I felt really lucky. These quiet moments, the kindness of our friend, they recharged my soul and refocused my mind, enabling me to patch up my feet and keep going.
It made me think about all the stupid times I had pushed myself for work, delivering extraordinary projects but at the expense of never stopping to feel the peace, to let help in to my life and to take moments to recharge.
Pit stops, in life, are just as important.
If it’s not alright, then it’s not the end
I’d been carrying the map all day, we were now onto the final page and frankly a track neither of us had given much thought to. We knew the majority of steps were behind us.
I thought this last stretch would be pretty straight-forward. I was wrong. The terrain was not as tough but mentally I was tired, my feet were killing, my thighs had started to seize up.

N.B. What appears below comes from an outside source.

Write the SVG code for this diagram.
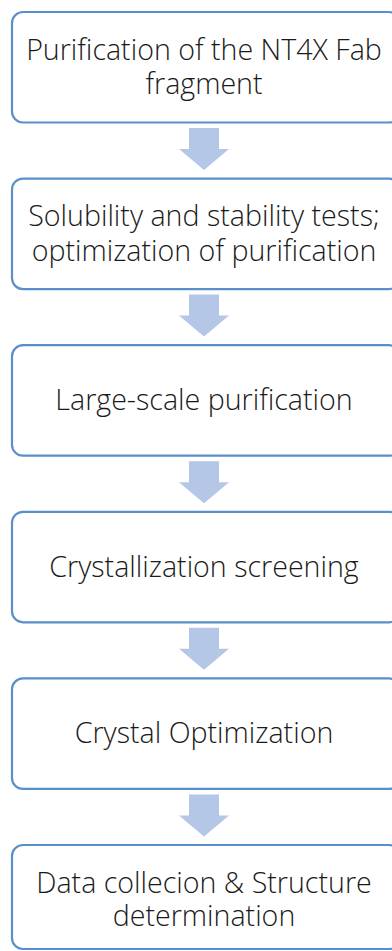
<svg xmlns="http://www.w3.org/2000/svg" width="392" height="951" viewBox="0 0 392 951">
<style>
.box{fill:#fff;stroke:#5B8FCA;stroke-width:2.2}
.t{font-family:"Open Sans","Liberation Sans",sans-serif;font-weight:300;font-size:28.6px;fill:#1a1a1a;text-anchor:middle}
.arr{fill:#B4C7E7}
</style>
<rect width="392" height="951" fill="#fff"/>
<g id="connectors">
<polygon class="arr" points="189,128 219,128 219,149 229,149 204,170 179,149 189,149"/>
<polygon class="arr" points="189,294.6 219,294.6 219,315.6 229,315.6 204,336.6 179,315.6 189,315.6"/>
<polygon class="arr" points="189,461.2 219,461.2 219,482.2 229,482.2 204,503.2 179,482.2 189,482.2"/>
<polygon class="arr" points="189,627.8 219,627.8 219,648.8 229,648.8 204,669.8 179,648.8 189,648.8"/>
<polygon class="arr" points="189,794.4 219,794.4 219,815.4 229,815.4 204,836.4 179,815.4 189,815.4"/>
</g>
<g id="n1"><rect class="box" x="12" y="12" width="388" height="110.5" rx="11"/>
<text class="t" x="204" y="59.5">Purification of the NT4X Fab</text>
<text class="t" x="204" y="94">fragment</text></g>
<g id="n2"><rect class="box" x="12" y="178.6" width="388" height="110.5" rx="11"/>
<text class="t" x="204" y="226.1">Solubility and stability tests;</text>
<text class="t" x="204" y="260.6">optimization of purification</text></g>
<g id="n3"><rect class="box" x="12" y="345.2" width="388" height="110.5" rx="11"/>
<text class="t" x="204" y="410.2">Large-scale purification</text></g>
<g id="n4"><rect class="box" x="12" y="511.8" width="388" height="110.5" rx="11"/>
<text class="t" x="204" y="576.8">Crystallization screening</text></g>
<g id="n5"><rect class="box" x="12" y="678.4" width="388" height="110.5" rx="11"/>
<text class="t" x="204" y="743.4">Crystal Optimization</text></g>
<g id="n6"><rect class="box" x="12" y="845" width="388" height="104" rx="11"/>
<text class="t" x="204" y="893">Data collecion &amp; Structure</text>
<text class="t" x="204" y="926">determination</text></g>
</svg>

It was twilight and we walked past fields with people practicing their golf swings, playing ball with their dogs and then we saw the sun setting. It was spectacular. The day had been all that, it was a mild 20 degrees and blue sky. We had seen one side of Canberra through to the other and were now South about to head back to where it all started.
And then I realised – Red Hill. It snuck up on us like an unexpected last challenge, as I saw the steep incline I actually let out a physical yell. It reminded me of the moment in WILD when Cheryl Strayed loses her hiking boot over the cliff. There is no choice in that moment – you just have to keep going.
We did it, with much swearing, marking the last of five peaks for the day: Ainslie, Majura, Black Mountain, the Arboretum and Red Hill.
As we walked down the hill in the dark, we came across another team finishing the 50km. We were all a handful of kilometers away. We walked through suburbia again and then up to Parliament House.
This was the home stretch. I was talking with one of the men from the other team and he told me the story of why he was walking. Ten years ago he was knocked off his bike by a car and had to learn to walk again. “Every step,” he said “It about not giving up, that’s why I do these walks, I had to reinvent my life.”
As we walked onto Commonwealth Bridge with the finish line in sight, I turned to my mate with whom we had giggled just a few months before and decided ‘ Screw it. Let’s do it.” I thanked her for doing this with me, and told her that she and our other teammate had made it a day to remember.
I walked quietly for a bit, tearing up and thinking that I had never once wanted to give up that this had actually been fun.
It didn’t matter what I did this year, I felt I could point to this as a mark of my endurance and that in the walk itself I had found it was not the pursuit of the finish line but the happiness of the pursuit itself that was the gift.
I crossed the finish line with my friends at 14 hours and 50 minutes, thinking I might actually do this all again.